= Microalgal bacterial flocs =

== MaB-flocs ==

Microalgae do not settle by gravity, therefore expensive harvesting techniques must be applied. This is a major bottleneck of microalgal technology. Bioflocculation of microalgae and bacteria addresses this.

MaB-flocs or Microalgal Bacterial flocs settle by gravity, up to density of 20 g per liter. This is a major improvement for microalgal technology for wastewater treatment.

Currently, MaB-flocs are being applied for sewage treatment on lab and pilot scale in Germany, New Zealand and Belgium. The idea is to scavenge nutrients such as nitrogen and phosphorus from the wastewater, sometimes combined with flue gas treatment.

Nutritional evaluation of such microbial protein or single cell protein as an unconventional protein feedstuff or ingredient in artificial animal feeds have gained much importance lately. Its nutritional strengths and bottlenecks are much described lately.

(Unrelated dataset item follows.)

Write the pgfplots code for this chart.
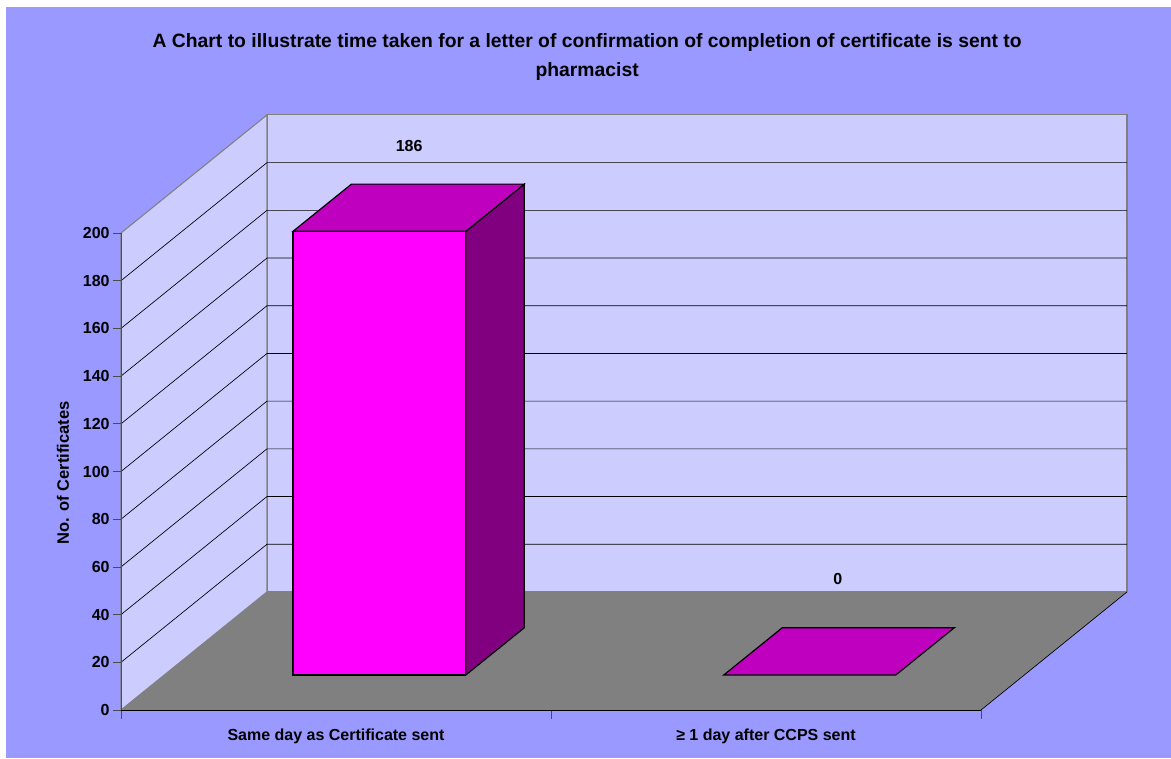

== Potential of MaB-flocs in Omega-3 Production ==

The integration of Microalgal Bacterial (MaB) flocs into sustainable agricultural practices presents an innovative approach to enhancing the nutritional content of food sources, particularly in terms of omega-3 fatty acids. Omega-3 fatty acids, such as Eicosapentaenoic acid (EPA) and Docosahexaenoic acid (DHA), are essential fats that humans must obtain from their diet. These fats are crucial for brain health, maintaining the health of cell membranes, and supporting cardiovascular health.

MaB-flocs, comprising both microalgae and bacteria, have shown promise in wastewater treatment applications by effectively removing nutrients such as nitrogen and phosphorus. Microalgae, a key component of MaB-flocs, are known for their ability to accumulate high levels of omega-3 fatty acids. This positions MaB-flocs as a potential sustainable source of these essential nutrients. The cultivation of microalgae within MaB-flocs for omega-3 production offers a dual benefit: improving water quality through nutrient removal and providing a source of essential dietary fats.

Current research focuses on optimizing the growth conditions of MaB-flocs to maximize the yield of omega-3 fatty acids. This includes investigating the effects of various environmental parameters, such as light intensity, temperature, and pH, on the fatty acid profile of microalgae within the flocs. Additionally, the feasibility of harvesting omega-3-rich microalgae from MaB-flocs for use in food and feed applications is being explored.

While the direct contribution of MaB-flocs to disease prevention through omega-3 production requires further research, their potential to serve as a sustainable source of these essential nutrients is clear. As the global demand for omega-3 fatty acids continues to rise, MaB-flocs represent a promising avenue for environmentally friendly production of these vital dietary components.